In an effort to achieve “network neutrality” online, the FCC is starting to write new regulations for Internet providers. Reuters reports:
U.S. communications regulators voted unanimously Thursday to support an open Internet rule that would prevent telecom network operators from barring or blocking content based on the revenue it generates.
The proposed rule now goes to the public for comment until Jan. 14, after which the Federal Communications Commissions will review the feedback and possibly seek more comment. A final rule is not expected until the spring of next year.
Cato Director of Information Policy Studies Jim Harper appeared on Fox News this week to discuss the FCC decision. “This is governmental tinkering with a market place that is working really well and growing right now,” said Harper. “The last thing we need is to cut that off.”

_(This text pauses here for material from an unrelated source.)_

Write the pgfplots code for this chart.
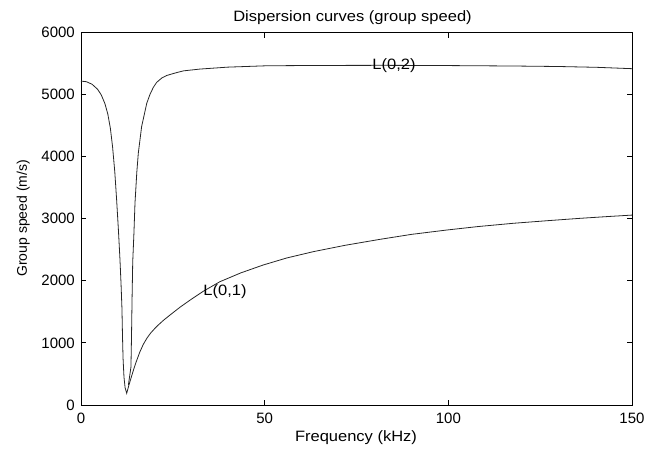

There are ways to achieve net neutrality without regulation, says Timothy B. Lee:
An important reason for the Internet’s remarkable growth over the last quarter century is the “end-to-end” principle that networks should confine themselves to transmitting generic packets without worrying about their contents. Not only has this made deployment of internet infrastructure cheap and efficient, but it has created fertile ground for entrepreneurship. On a network that respects the end-to-end principle, prior approval from network owners is not needed to launch new applications, services, or content.
…Like these older regulatory regimes, network neutrality regulations are likely not to achieve their intended aims. Given the need for more competition in the broadband marketplace, policymakers should be especially wary of enacting regulations that could become a barrier to entry for new broadband firms.